Non è malizioso pensare che si nasconda un intento perverso nella trascuratezza rivelata nell’affrontare questo problema, che è, ripeto, è, affrontabile. Soprattutto se altrettanta negligenza si rivela nell’affrontare una riforma elettorale che ristabilisca il patto di fiducia tra cittadini e rappresentanti, ripristinando un circuito di vigilanza e controllo, ridando autorevolezza alla democrazia.
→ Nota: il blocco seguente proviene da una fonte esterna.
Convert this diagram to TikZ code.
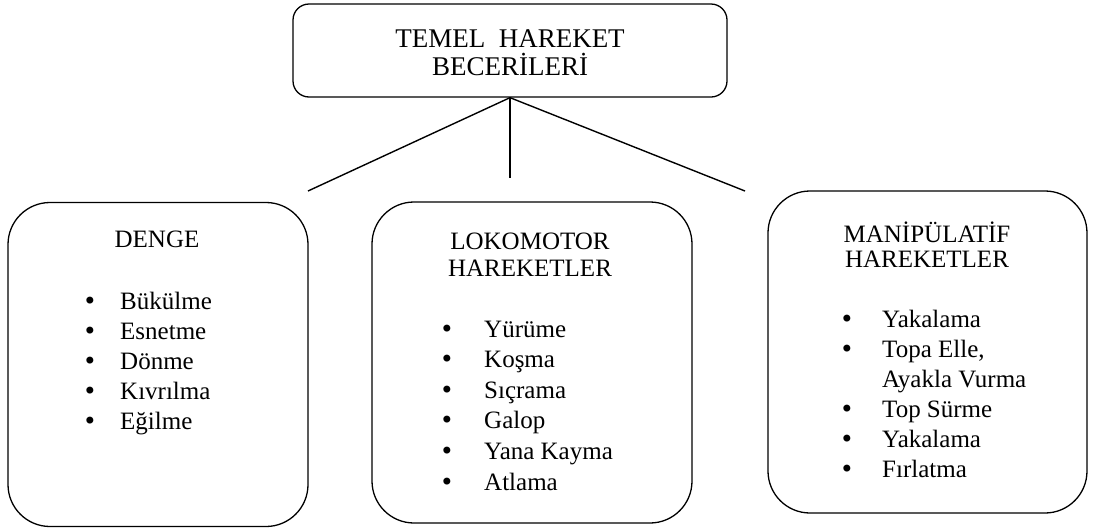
\documentclass[tikz,border=0pt]{standalone}
\usepackage{fontspec}
\setmainfont{Liberation Serif}
\newfontfamily\bulfont{DejaVu Sans}
\begin{document}
\begin{tikzpicture}[x=1pt,y=-1pt,
  box/.style={draw=black, line width=1.3pt, rounded corners=42pt, inner sep=0pt},
  topbox/.style={draw=black, line width=1.3pt, rounded corners=16pt, inner sep=0pt},
  link/.style={draw=black, line width=1.4pt},
  ttltxt/.style={inner sep=0pt, anchor=base, font=\fontsize{27}{30}\selectfont},
  headtxt/.style={inner sep=0pt, anchor=base, font=\fontsize{25}{30}\selectfont},
  itemtxt/.style={inner sep=0pt, anchor=base west, font=\fontsize{25}{30}\selectfont},
  bul/.style={inner sep=0pt, anchor=base, font=\bulfont\fontsize{24}{24}\selectfont}]
\useasboundingbox (0,0) rectangle (1096,528);

% boxes
\node[topbox, minimum width=434pt, minimum height=93pt] (top) at (510,50.5) {};
\node[box, minimum width=300pt, minimum height=324pt] (left) at (158,364.5) {};
\node[box, minimum width=320pt, minimum height=321pt] (mid) at (532,362.5) {};
\node[box, minimum width=319pt, minimum height=322pt] (right) at (927.5,352) {};

% connectors
\coordinate (lend) at (308,191);
\coordinate (mend) at (510,178);
\coordinate (rend) at (745,191);
\draw[link] (top.south) -- (lend);
\draw[link] (top.south) -- (mend);
\draw[link] (top.south) -- (rend);

% title
\node[ttltxt] (t1) at (510,47) {TEMEL\ \ HAREKET};
\node[ttltxt] (t2) at (510,75) {BECERİLERİ};

% left
\node[headtxt] (lh) at (157,247) {DENGE};
\foreach \t [count=\i] in {Bükülme,Esnetme,Dönme,Kıvrılma,Eğilme}{
  \node[bul] (lb\i) at (90,{309+30*(\i-1)}) {•};
  \node[itemtxt] (li\i) at (120,{309+30*(\i-1)}) {\t};
}

% middle
\node[headtxt] (mh1) at (530,249.5) {LOKOMOTOR};
\node[headtxt] (mh2) at (530,276.5) {HAREKETLER};
\foreach \t [count=\i] in {Yürüme,Koşma,Sıçrama,Galop,Yana Kayma,Atlama}{
  \node[bul] (mb\i) at (447,{337+30.6*(\i-1)}) {•};
  \node[itemtxt] (mi\i) at (484,{337+30.6*(\i-1)}) {\t};
}

% right
\node[headtxt] (rh1) at (927,242) {MANİPÜLATİF};
\node[headtxt] (rh2) at (927,267.5) {HAREKETLER};
\node[bul] (rb1) at (847,327) {•};
\node[itemtxt] (ri1) at (882,327) {Yakalama};
\node[bul] (rb2) at (847,357) {•};
\node[itemtxt] (ri2) at (882,357) {Topa Elle,};
\node[itemtxt] (ri3) at (882,387) {Ayakla Vurma};
\node[bul] (rb4) at (847,417) {•};
\node[itemtxt] (ri4) at (882,417) {Top Sürme};
\node[bul] (rb5) at (847,447) {•};
\node[itemtxt] (ri5) at (882,447) {Yakalama};
\node[bul] (rb6) at (847,477) {•};
\node[itemtxt] (ri6) at (882,477) {Fırlatma};
\end{tikzpicture}
\end{document}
Inadeguatezza dei partiti e governo del presidente fanno di necessità vizio mettendo in secondo piano quello che conta: la democrazia, la tutela dei diritti, il lavoro, la cultura e l’istruzione, fondamentali per restituire valore alle produzioni industriali, alle attività economiche e al paesaggio. Ed anche a quei temi che chiamano sensibili perché preferiscono non toccarli lasciandoci in una condizione di inciviltà e che riguardano le nostre esistenze, le nostre scelte, le nostre inclinazioni, la nostra aspettative di felicità. Espropriati di tutto, non vorrei dovessimo chiedere di noi stessi “se questo è un uomo”.